To many snitches if you had a fm setup and it got 3 blks and one of the radio people here found out it about you will be shut down in 10 weeks max for only 3 blks range smh. I bet if one of them found out you were running a part15 am setup that got 1mile range one of them would try to get you shut down to. Having FCC office in your city does not mean much if you do not have any snitches that hunt down anything they think that is remotely a pirate. Your station could last 6 to 8 months having a FCC office in your city if you only got 2 mile range and nobody turned you in. Another thing is Houston FM radio is to crowed only 2 open enough frequencies.
Brian, reread the subject of the thread. It was about pirates, not Part 15 stations. It's against the law to operate a pirate radio station...period. If you break the law, you deal with the expensive consequences. Those consequences could be a fine, confiscation of equipment and all of the time it took an individual put into putting it on the air. You and I have had this same discussion over the years on this same forum with different names. I told you a long time ago, get an internet station. You don't have to be concerned about licenses for transmitters and their maintenance upkeep.
And Rage I disagree. This is definitely DISCO! They were playing Kool and the Gang Celebration en espanol as I arrived at Lakewood Church. See http://youtu.be/Sqmtb5sDcmM
I just check I am in the Meyerland Willowbend area I hear nothing but static and maybe a little tropo so range might be like 2 to 2 1/2 miles max. This station could be running one of those dumpy Chinese 5 to 7 watt transmitter they got off Amazon and using the little 24" to 30" telescoping antenna. With a better antenna with one of these . transmitters car radio you could get 5 to 7 mile range no problem.
I just check I am in the Meyerland Willowbend area I hear nothing but static and maybe a little tropo so range might be like 2 to 2 1/2 miles max. This station could be running one of those dumpy Chinese 5 to 7 watt transmitter they got off Amazon and using the little 24" to 30" telescoping antenna. With a better antenna with one of these . transmitters car radio you could get 5 to 7 mile range no problem.
Not on anymore. Checked again when I left church. Nothing. Before church, I did a little driving around. Signal could be heard all around West loop to I-10 to downtown and around on 59, but in and out. It was strongest in River Oaks, where it came in even with my switching the car stereo from Distant To Local setting. Based on strength, I think it was coming from this highrise. http://youtu.be/OLFgjit-FF8
And come on, if you're gonna pirate, puh-lease!
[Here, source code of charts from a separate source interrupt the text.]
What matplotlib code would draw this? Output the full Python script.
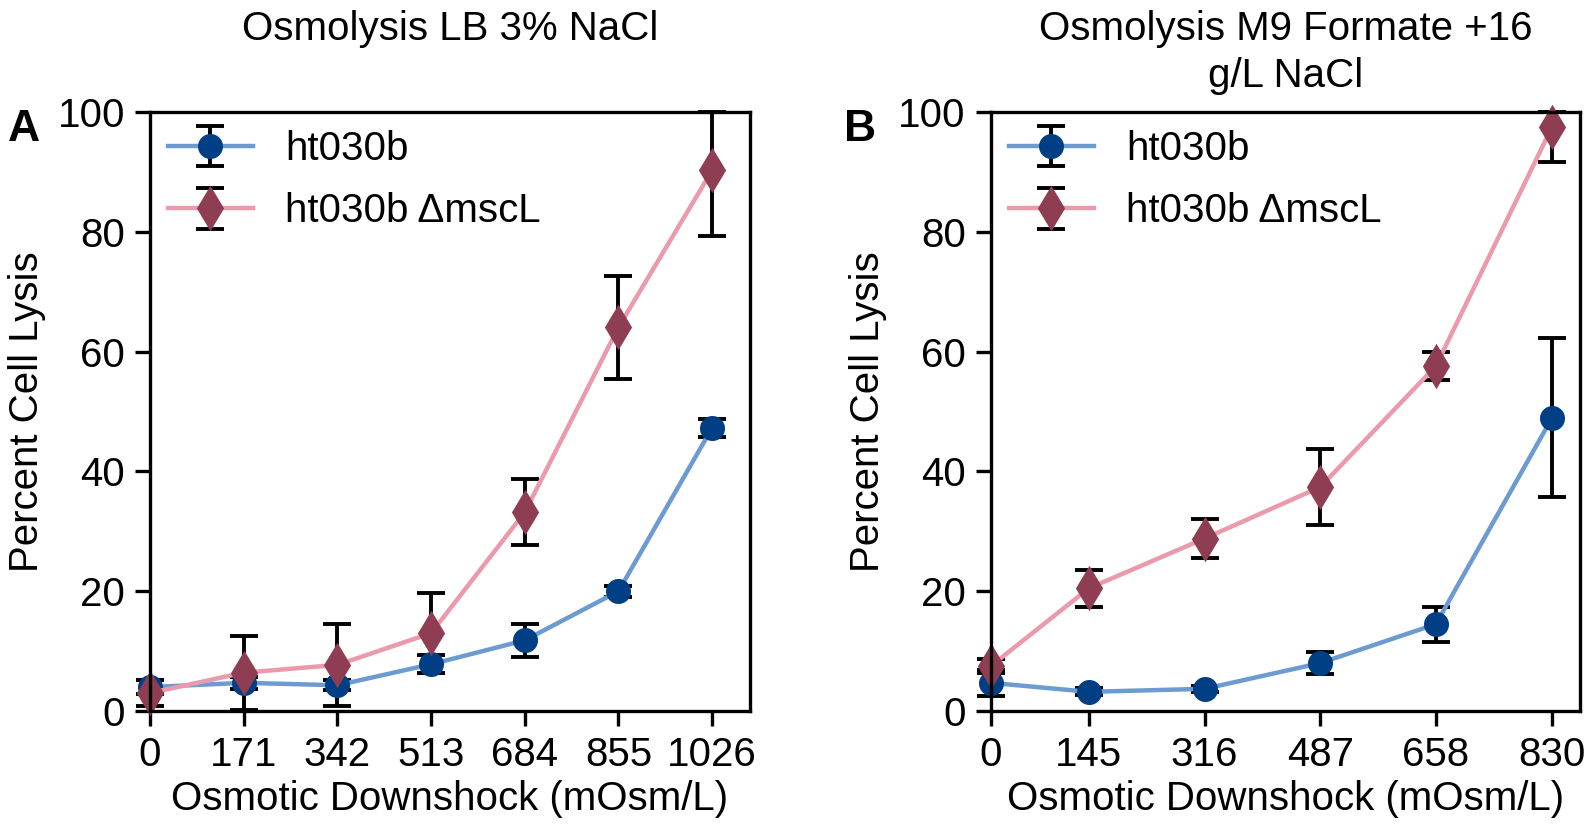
import numpy as np
import matplotlib
matplotlib.use("Agg")
import matplotlib.pyplot as plt

plt.rcParams['font.family'] = ['Liberation Sans', 'DejaVu Sans']
plt.rcParams['font.size'] = 14.5

# ----- data: panel A (LB 3% NaCl) -----
xA = [0, 171, 342, 513, 684, 855, 1026]
wtA = [4.0, 4.7, 4.3, 7.8, 11.8, 20.0, 47.3]
wtA_err = [1.2, 1.0, 0.8, 1.5, 2.8, 0.9, 1.5]
mscA = [3.0, 6.4, 7.7, 13.0, 33.2, 64.1, 90.3]
mscA_err = [2.2, 6.2, 6.9, 6.7, 5.5, 8.6, 11.0]

# ----- data: panel B (M9 formate +16 g/L NaCl) -----
xB = [0, 145, 316, 487, 658, 830]
wtB = [4.7, 3.2, 3.7, 8.0, 14.5, 49.0]
wtB_err = [2.2, 0.6, 0.5, 1.8, 2.9, 13.3]
mscB = [7.5, 20.5, 28.8, 37.4, 57.6, 97.6]
mscB_err = [1.2, 3.1, 3.3, 6.4, 2.3, 5.9]

labels = ["ht030b", "ht030b \u0394mscL"]
line_cols = ["#6b9bd0", "#eb9aab"]
mark_cols = ["#003f86", "#8e3d52"]

fig = plt.figure(figsize=(7.965, 4.17), dpi=200)
axA = fig.add_axes([0.0942, 0.1475, 0.3766, 0.718])
axB = fig.add_axes([0.6220, 0.1475, 0.3698, 0.718])

def panel(ax, x, series, xmax):
    for (y, e), lab, lc, mc, mk, ms in zip(series, labels, line_cols, mark_cols,
                                            ["o", "d"], [8, 10]):
        y = np.array(y); e = np.array(e)
        up = np.minimum(y + e, 100) - y      # lysis capped at 100 %
        eb = ax.errorbar(x, y, yerr=[e, up], color=lc, lw=1.6, marker=mk, ms=ms,
                         mfc=mc, mec=mc, ecolor="black", elinewidth=1.4,
                         capsize=5, capthick=1.4, label=lab)
        eb[0].set_clip_on(False)
        for c in eb[1]:
            c.set_clip_on(False)
    ax.set_xlim(0, xmax)
    ax.set_ylim(0, 100)
    ax.set_xticks(x)
    ax.set_yticks([0, 20, 40, 60, 80, 100])
    ax.tick_params(length=5.5, width=1.2, labelsize=14.5)
    for s in ax.spines.values():
        s.set_linewidth(1.2)
    ax.set_xlabel("Osmotic Downshock (mOsm/L)", fontsize=14.5, labelpad=2)
    ax.set_ylabel("Percent Cell Lysis", fontsize=14.5)
    ax.legend(loc="upper left", frameon=False, fontsize=14.5, handlelength=2.1,
              handletextpad=0.8, labelspacing=0.6, borderaxespad=0.05)

panel(axA, xA, [(wtA, wtA_err), (mscA, mscA_err)], 1095)
panel(axB, xB, [(wtB, wtB_err), (mscB, mscB_err)], 871)

fig.text(0.2825, 0.988, "Osmolysis LB 3% NaCl", ha="center", va="top", fontsize=14.5)
fig.text(0.807, 0.988, "Osmolysis M9 Formate +16\ng/L NaCl", ha="center", va="top",
         fontsize=14.5, linespacing=1.3)
fig.text(0.005, 0.845, "A", fontsize=16, fontweight="bold", va="center")
fig.text(0.530, 0.845, "B", fontsize=16, fontweight="bold", va="center")

fig.savefig("out.png", dpi=200)
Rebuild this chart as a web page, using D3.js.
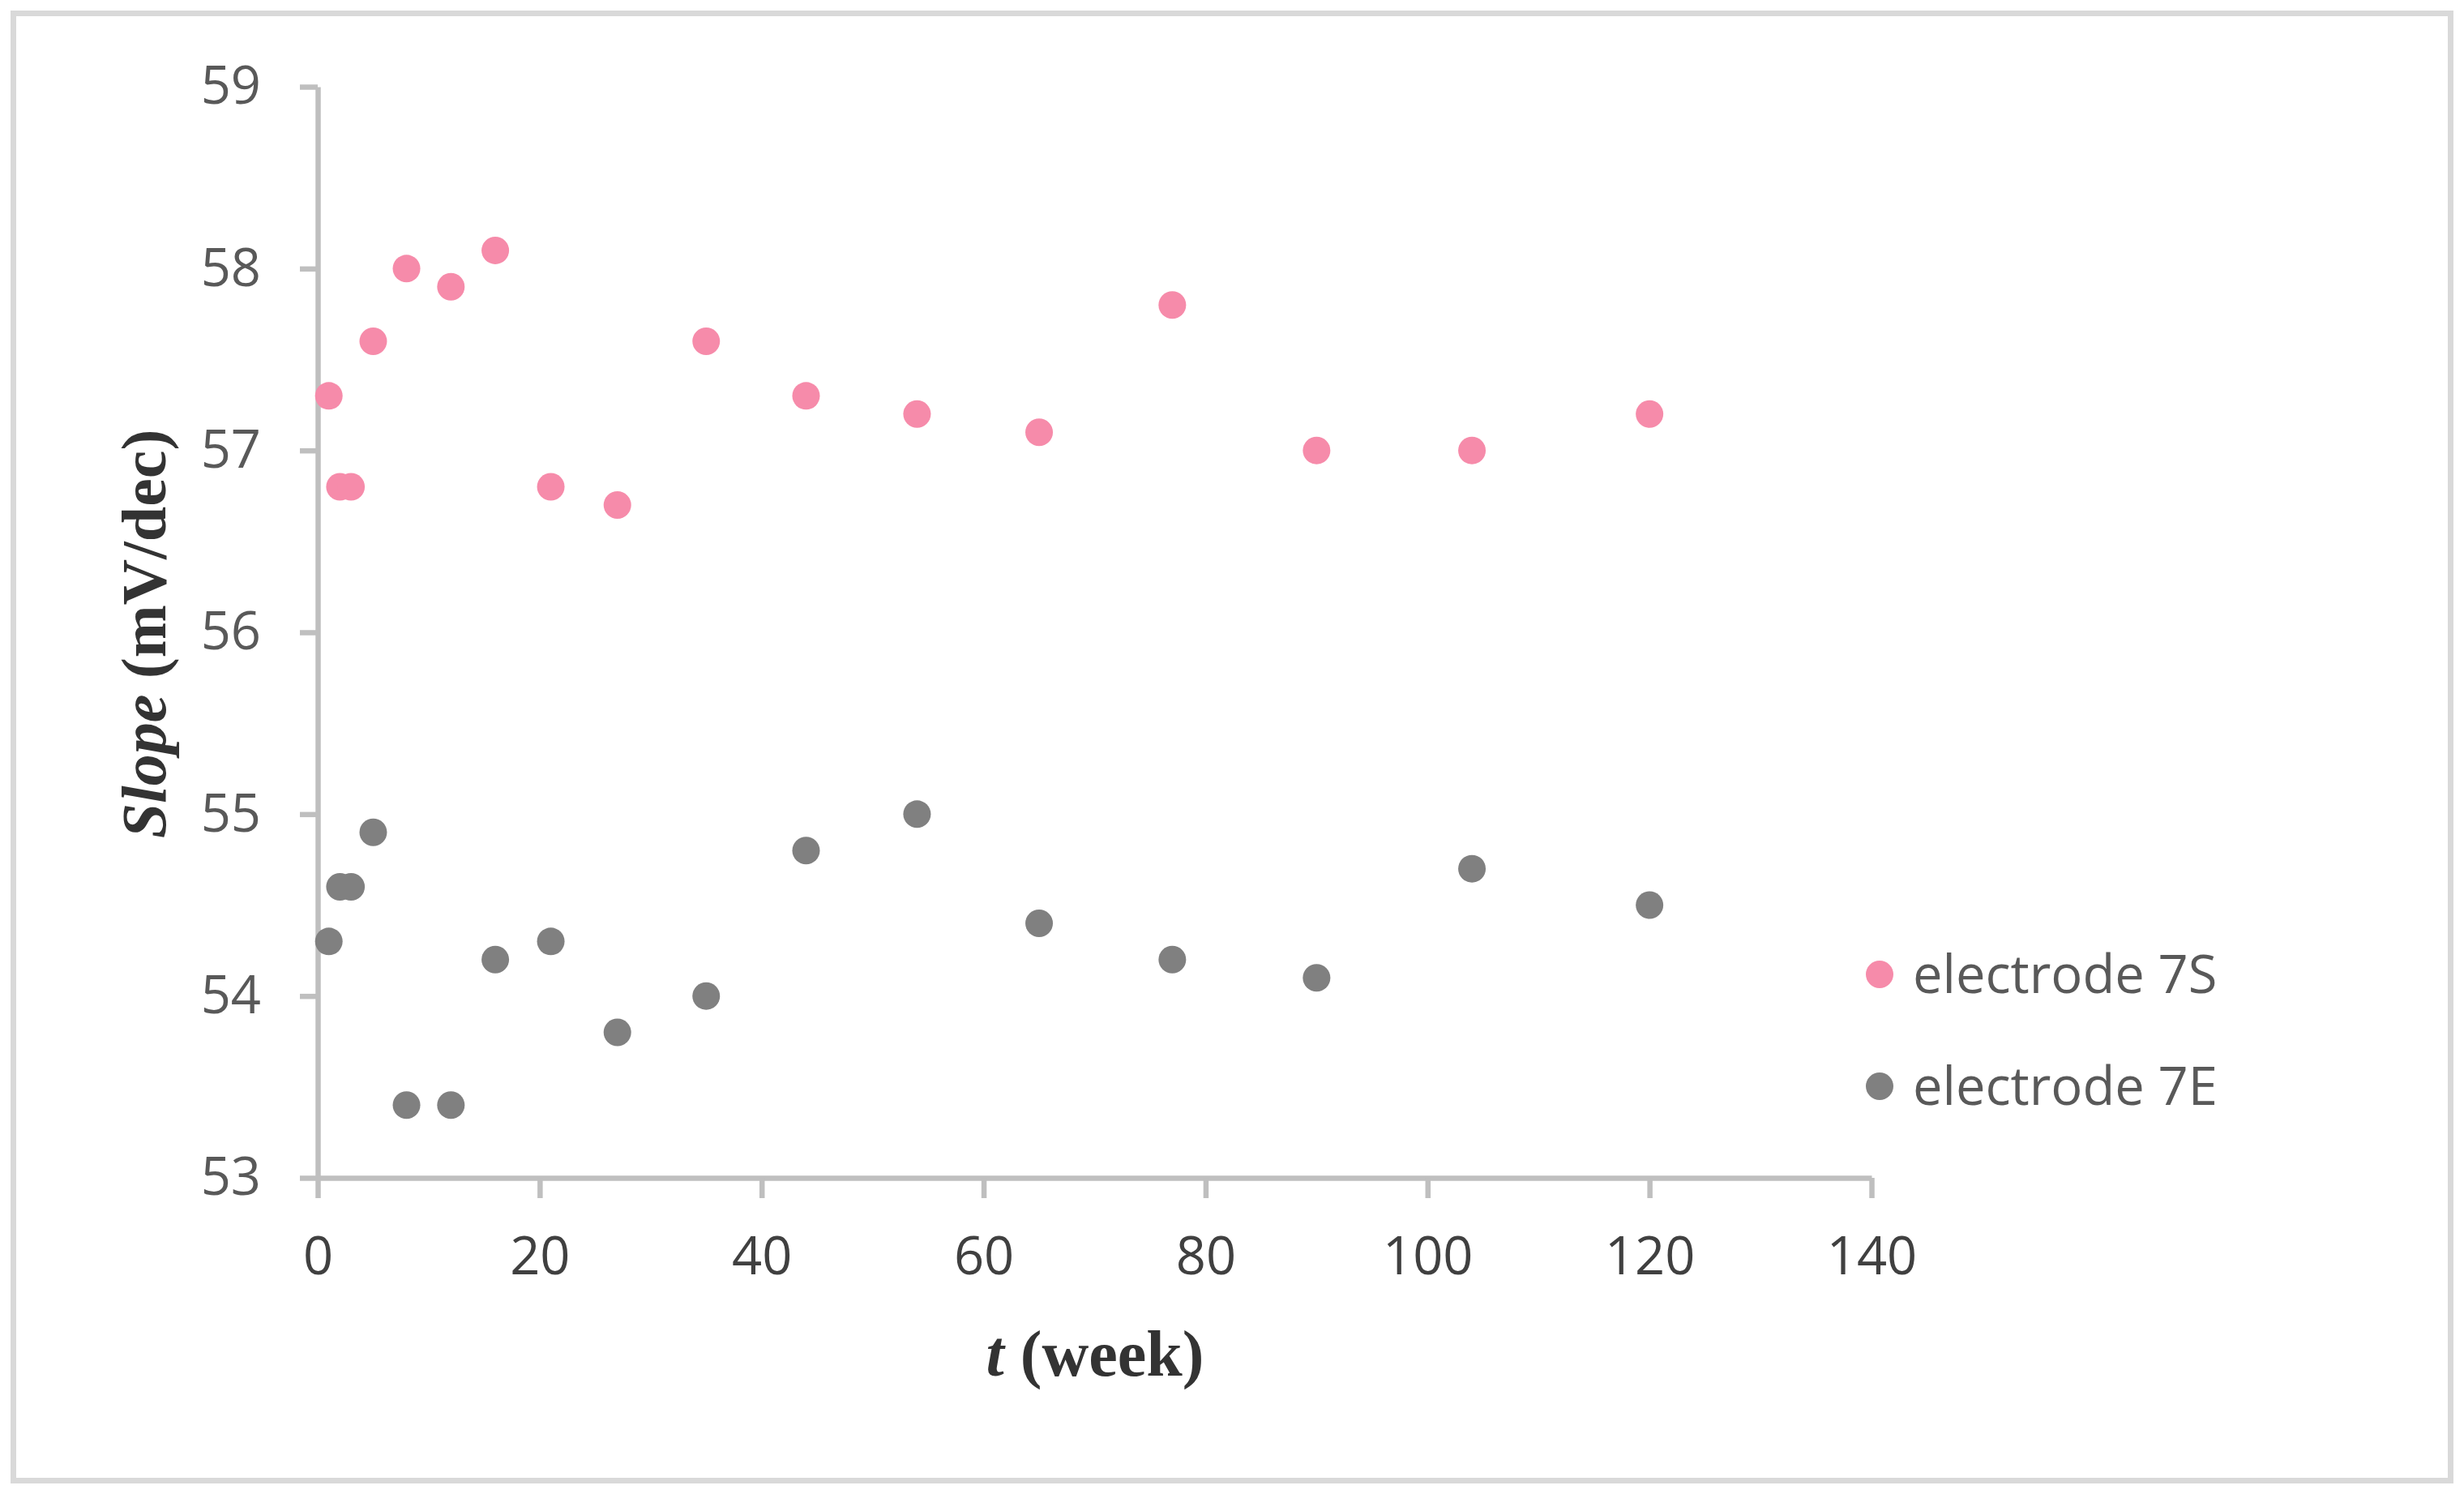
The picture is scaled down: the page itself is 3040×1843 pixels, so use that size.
<!DOCTYPE html>
<html>
<head>
<meta charset="utf-8">
<script src="https://cdn.jsdelivr.net/npm/d3@7"></script>
<style>
  body { margin: 0; background: #fff; }
  svg { display: block; }
</style>
</head>
<body>
<script>
// data
const weeks = [1, 2, 3, 5, 8, 12, 16, 21, 27, 35, 44, 54, 65, 77, 90, 104, 120];
const slope7S = [57.3, 56.8, 56.8, 57.6, 58.0, 57.9, 58.1, 56.8, 56.7, 57.6, 57.3, 57.2, 57.1, 57.8, 57.0, 57.0, 57.2];
const slope7E = [54.3, 54.6, 54.6, 54.9, 53.4, 53.4, 54.2, 54.3, 53.8, 54.0, 54.8, 55.0, 54.4, 54.2, 54.1, 54.7, 54.5];
const seriesNames = ["electrode 7S", "electrode 7E"];
const xTicks = [0, 20, 40, 60, 80, 100, 120, 140];
const yTicks = [53, 54, 55, 56, 57, 58, 59];

const W = 3040, H = 1843;
const colors = ["#F68BAA", "#808080"];
const axisColor = "#BFBFBF";
const sans = "'Open Sans', sans-serif";
const serif = "'Liberation Serif', serif";

const svg = d3.select("body").append("svg")
  .attr("width", W)
  .attr("height", H);

svg.append("rect")
  .attr("x", 16.5).attr("y", 16.5)
  .attr("width", W - 33).attr("height", H - 33)
  .attr("fill", "#fff")
  .attr("stroke", "#D9D9D9")
  .attr("stroke-width", 7);

const x = d3.scaleLinear().domain([0, 140]).range([392, 2309]);
const y = d3.scaleLinear().domain([53, 59]).range([1453, 107]);

// y axis
const gy = svg.append("g")
  .attr("transform", `translate(${x(0)},0)`)
  .call(d3.axisLeft(y).tickValues(yTicks).tickFormat(d3.format("d"))
    .tickSize(22).tickSizeOuter(0).tickPadding(48));

// x axis
const gx = svg.append("g")
  .attr("transform", `translate(0,${y(53)})`)
  .call(d3.axisBottom(x).tickValues(xTicks).tickFormat(d3.format("d"))
    .tickSize(25).tickSizeOuter(0).tickPadding(48));

[gx, gy].forEach((g) => {
  g.select(".domain").attr("stroke", axisColor).attr("stroke-width", 6.5);
  g.selectAll(".tick line").attr("stroke", axisColor).attr("stroke-width", 6.5);
  g.selectAll(".tick text")
    .attr("font-family", sans)
    .attr("font-size", 65);
});
gy.selectAll(".tick text").attr("fill", "#595959");
gx.selectAll(".tick text").attr("fill", "#404040");

// points
const series = [slope7S, slope7E];
series.forEach((vals, i) => {
  svg.append("g")
    .selectAll("circle")
    .data(weeks.map((w, j) => ({ w, v: vals[j] })))
    .join("circle")
    .attr("cx", (d) => x(d.w))
    .attr("cy", (d) => y(d.v))
    .attr("r", 17)
    .attr("fill", colors[i]);
});

// axis titles
const xt = svg.append("text")
  .attr("x", 1351)
  .attr("y", 1697)
  .attr("text-anchor", "middle")
  .attr("font-family", serif)
  .attr("font-weight", "bold")
  .attr("font-size", 80)
  .attr("fill", "#333");
xt.append("tspan").attr("font-style", "italic").text("t");
xt.append("tspan").text(" (week)");

const yt = svg.append("text")
  .attr("transform", "translate(204,782) rotate(-90)")
  .attr("text-anchor", "middle")
  .attr("font-family", serif)
  .attr("font-weight", "bold")
  .attr("font-size", 78)
  .attr("fill", "#333");
yt.append("tspan").attr("font-style", "italic").text("Slope");
yt.append("tspan").text(" (mV/dec)");

// legend
const legend = svg.append("g");
seriesNames.forEach((name, i) => {
  const ly = 1202 + i * 138;
  legend.append("circle")
    .attr("cx", 2319)
    .attr("cy", ly)
    .attr("r", 17)
    .attr("fill", colors[i]);
  legend.append("text")
    .attr("x", 2360)
    .attr("y", ly)
    .attr("dy", "0.35em")
    .attr("font-family", sans)
    .attr("font-size", 65)
    .attr("fill", "#595959")
    .text(name);
});
</script>
</body>
</html>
Anything but disco!
Maybe the person reads this forum and turn it off for good or if they are in a tall apt complex maybe this person got complaints because they were getting interference all through out the building. Never run a FM transmitter without a TVI filter
After more reading, there's a lot more to using 87.9 with 4 watts. Any whitespace device must be FCC approved, and it has to have the ability to connect to the internet to check and see if the frequency is clear. Real complicated stuff for broadband wireless technologies. I can't find where anybody has tested the grounds on whether analog audio broadcasting under these new rules is legal or not. The FCC would probably say no because you were doing it with an unapproved device.